HIV is capable of avoiding both T cell and NK cell recognition of infected host cells. HIV Nef-mediated reduction of HLA-A and -B (22) surface expression and Vpu-mediated reduction of HLA-C (23) likely serve to reduce antigen presentation and T cell killing of infected targets. These viral mechanisms occur posttranslationally (22, 23) and should not affect the contribution of HLA class I signal peptides to enhancing HLA-E expression. This in turn may serve to allow continued evasion of NK cell responses through enhanced NKG2A inhibition among those individuals with HLA haplotypes that provide ample signal peptide to bind HLA-E. HIV encodes a peptide (AISPRTLNA, AA9) that may further exploit the inhibitory effects of HLA-E, but discrepancies regarding the effects of this peptide on HLA-E expression, NKG2A binding, and NK cell killing have been reported (24, 25). NKG2A-expressing CD8 T cells are involved in antiviral responses (26), but the functional assays that we used are not appropriate for evaluating CD8⁺ T cell responses, and thus, we cannot rule out a role for CD8 T cells in the genetic data presented herein. Although NKG2C, an activating receptor that also binds HLA-E (27), may play some role in the pathway that we delineate, signaling through NKG2A dominates and overrides NKG2C signaling (28).

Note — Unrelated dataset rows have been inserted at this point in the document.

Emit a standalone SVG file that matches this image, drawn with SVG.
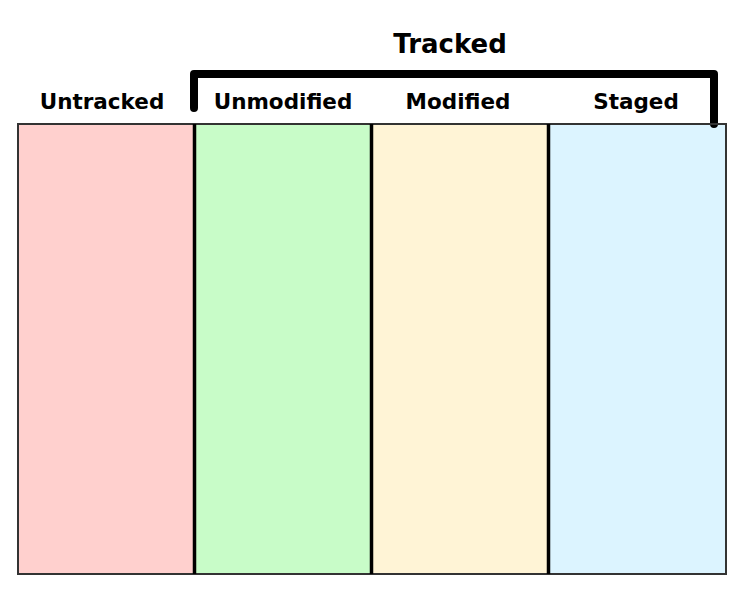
<svg xmlns="http://www.w3.org/2000/svg" width="742" height="590" viewBox="0 0 742 590">
<style>
text{font-family:"DejaVu Sans","Liberation Sans",sans-serif;font-weight:bold;fill:#000;text-anchor:middle}
.lbl{font-size:21.5px}
.col{stroke:none}
.div{stroke:#000;stroke-width:3.5}
</style>
<rect width="742" height="590" fill="#fff"/>
<g id="untracked"><rect class="col" x="18" y="124" width="177" height="450" fill="#ffd0ce"/><text class="lbl" x="102" y="109">Untracked</text></g>
<g id="unmodified"><rect class="col" x="195" y="124" width="176" height="450" fill="#c8fcc8"/><text class="lbl" x="283" y="109">Unmodified</text></g>
<g id="modified"><rect class="col" x="371" y="124" width="178" height="450" fill="#fff4d6"/><text class="lbl" x="458" y="109">Modified</text></g>
<g id="staged"><rect class="col" x="549" y="124" width="177" height="450" fill="#dcf4ff"/><text class="lbl" x="636" y="109">Staged</text></g>
<g id="tracked"><path d="M194 108 V74 H714 V124" fill="none" stroke="#000" stroke-width="8" stroke-linecap="round" stroke-linejoin="round"/><text x="450" y="53" font-size="26">Tracked</text></g>
<g id="lines">
<rect x="18" y="124" width="708" height="450" fill="none" stroke="#333" stroke-width="2"/>
<line class="div" x1="194.5" y1="124" x2="194.5" y2="574"/>
<line class="div" x1="371.5" y1="124" x2="371.5" y2="574"/>
<line class="div" x1="548.5" y1="124" x2="548.5" y2="574"/>
</g>
</svg>
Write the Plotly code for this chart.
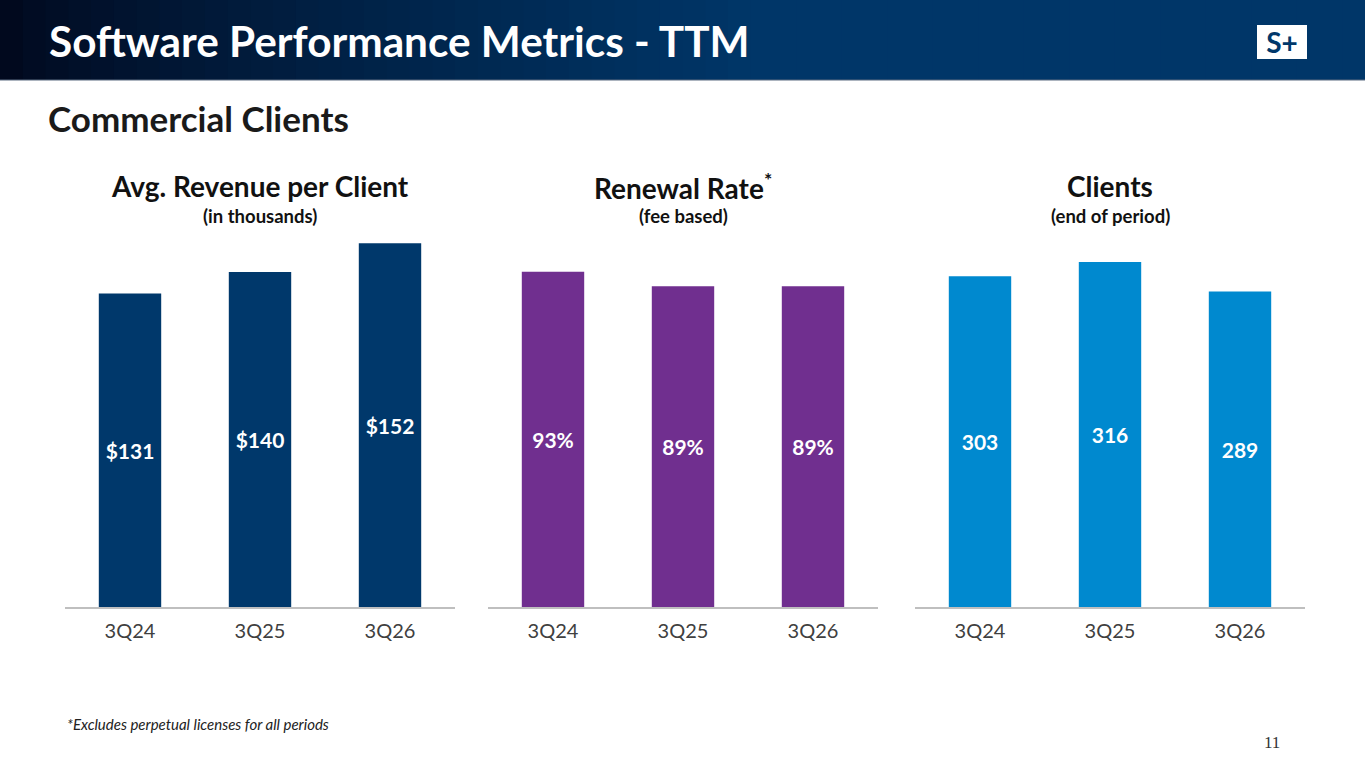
import plotly.graph_objects as go

W, H = 1365, 768

# ---- data ----
periods = ["3Q24", "3Q25", "3Q26"]
avg_revenue = [131, 140, 152]          # $ thousands
renewal_rate = [93, 89, 89]            # %
clients = [303, 316, 289]

revenue_labels = [f"${v}" for v in avg_revenue]
renewal_labels = [f"{v}%" for v in renewal_rate]
client_labels = [f"{v}" for v in clients]

FONT = "Lato"

def px(x):
    return x / W

def py(y):
    return 1 - y / H

fig = go.Figure()

panels = [
    dict(vals=avg_revenue, text=revenue_labels, color="#00386b", x0=65, x1=455, rng=161.3,
         title="Avg. Revenue per Client", sub="(in thousands)"),
    dict(vals=renewal_rate, text=renewal_labels, color="#702f8f", x0=488, x1=878, rng=107.1,
         title="Renewal Rate<sup>*</sup>", sub="(fee based)"),
    dict(vals=clients, text=client_labels, color="#0089cf", x0=915, x1=1305, rng=353.5,
         title="Clients", sub="(end of period)"),
]

y_bottom, y_top = 607, 221
annotations = []
for i, p in enumerate(panels, start=1):
    xa = "x" if i == 1 else f"x{i}"
    ya = "y" if i == 1 else f"y{i}"
    fig.add_trace(go.Bar(
        x=periods, y=p["vals"], text=p["text"], xaxis=xa, yaxis=ya,
        marker=dict(color=p["color"], line=dict(width=0)), width=0.48,
        textposition="inside", insidetextanchor="middle",
        textfont=dict(family=FONT, size=21, color="white", weight="bold"),
        hoverinfo="skip", showlegend=False,
    ))
    xkey = "xaxis" if i == 1 else f"xaxis{i}"
    ykey = "yaxis" if i == 1 else f"yaxis{i}"
    fig.update_layout(**{
        xkey: dict(domain=[px(p["x0"]), px(p["x1"])], anchor=ya, showgrid=False,
                   showline=True, linecolor="#bfbfbf", linewidth=1.5, ticks="",
                   ticklabelstandoff=5, zeroline=False, fixedrange=True,
                   tickfont=dict(family=FONT, size=20, color="#404040")),
        ykey: dict(domain=[py(y_bottom), py(y_top)], anchor=xa, range=[0, p["rng"]],
                   visible=False, showgrid=False, zeroline=False, fixedrange=True),
    })
    cx = px((p["x0"] + p["x1"]) / 2)
    annotations.append(dict(x=cx, y=py(186), xref="paper", yref="paper", text=p["title"],
                            showarrow=False, xanchor="center", yanchor="middle",
                            font=dict(family=FONT, size=28, color="#111111", weight="bold")))
    annotations.append(dict(x=cx, y=py(216), xref="paper", yref="paper", text=p["sub"],
                            showarrow=False, xanchor="center", yanchor="middle",
                            font=dict(family=FONT, size=18.5, color="#111111", weight="bold")))

# header gradient
shapes = []
n = 60
def lerp(a, b, t):
    return tuple(int(round(a[k] + (b[k] - a[k]) * t)) for k in range(3))
c0, c1 = (1, 9, 30), (0, 54, 104)
for k in range(n):
    t = k / (n - 1)
    tt = min(1.0, t / 0.55)
    c = lerp(c0, c1, tt ** 0.8)
    shapes.append(dict(type="rect", xref="paper", yref="paper",
                       x0=k / n, x1=(k + 1) / n + 0.002, y0=py(80), y1=1,
                       fillcolor="rgb(%d,%d,%d)" % c, line=dict(width=0), layer="below"))
shapes.append(dict(type="line", xref="paper", yref="paper", x0=0, x1=1, y0=py(80), y1=py(80),
                   line=dict(color="#5a6a80", width=1)))

annotations += [
    dict(x=px(1282), y=py(42.5), xref="paper", yref="paper", text="<b>S+</b>", showarrow=False,
         xanchor="center", yanchor="middle", bgcolor="white", borderpad=2,
         bordercolor="white", borderwidth=1,
         width=44, height=28, align="center", valign="middle",
         font=dict(family=FONT, size=28, color="#00386b")),
    dict(x=px(47), y=py(40), xref="paper", yref="paper", text="Software Performance Metrics - TTM",
         showarrow=False, xanchor="left", yanchor="middle",
         font=dict(family=FONT, size=42.3, color="white", weight="bold")),
    dict(x=px(46), y=py(118), xref="paper", yref="paper", text="Commercial Clients",
         showarrow=False, xanchor="left", yanchor="middle",
         font=dict(family=FONT, size=35, color="#1a1a1a", weight="bold")),
    dict(x=px(65), y=py(724), xref="paper", yref="paper",
         text="<i>*Excludes perpetual licenses for all periods</i>",
         showarrow=False, xanchor="left", yanchor="middle",
         font=dict(family=FONT, size=15, color="#222222")),
    dict(x=px(1272), y=py(742), xref="paper", yref="paper", text="11",
         showarrow=False, xanchor="center", yanchor="middle",
         font=dict(family="Liberation Serif", size=17, color="#333333")),
]

fig.update_layout(
    width=W, height=H, margin=dict(l=0, r=0, t=0, b=0),
    paper_bgcolor="white", plot_bgcolor="rgba(0,0,0,0)",
    shapes=shapes, annotations=annotations, bargap=0.52,
    uniformtext=dict(mode="show", minsize=10),
)

fig.write_html("out.html", config={"displayModeBar": False})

These data show that expression level variation participates in the complex patterns of HLA associations in HIV disease, a pattern recognized for class I in other species (29). Blockade of HLA-E:NKG2A–mediated inhibition in vivo is a therapeutic strategy being explored through clinical trials of an antibody against NKG2A (monalizumab) for treatment of rheumatoid arthritis (NCT02331875), cancer (NCT 02557516, NCT02643550, NCT02459301, NCT02671435), and stem-cell transplantation (NCT02921685), because a role for HLA-E–mediated immunosuppression is recognized in these disorders (30, 31). Our data suggest that antagonizing HLA-E/NKG2A interactions, perhaps in combination with other therapies, may provide benefit in HIV disease. This might be an attractive approach in HIV cure strategies. Genetic validation of NKG2A as a therapeutic target in additional diseases by testing for effects of HLA-A and HLA-B −21 genotypes may rationalize the use of anti-NKG2A therapy in other disorders.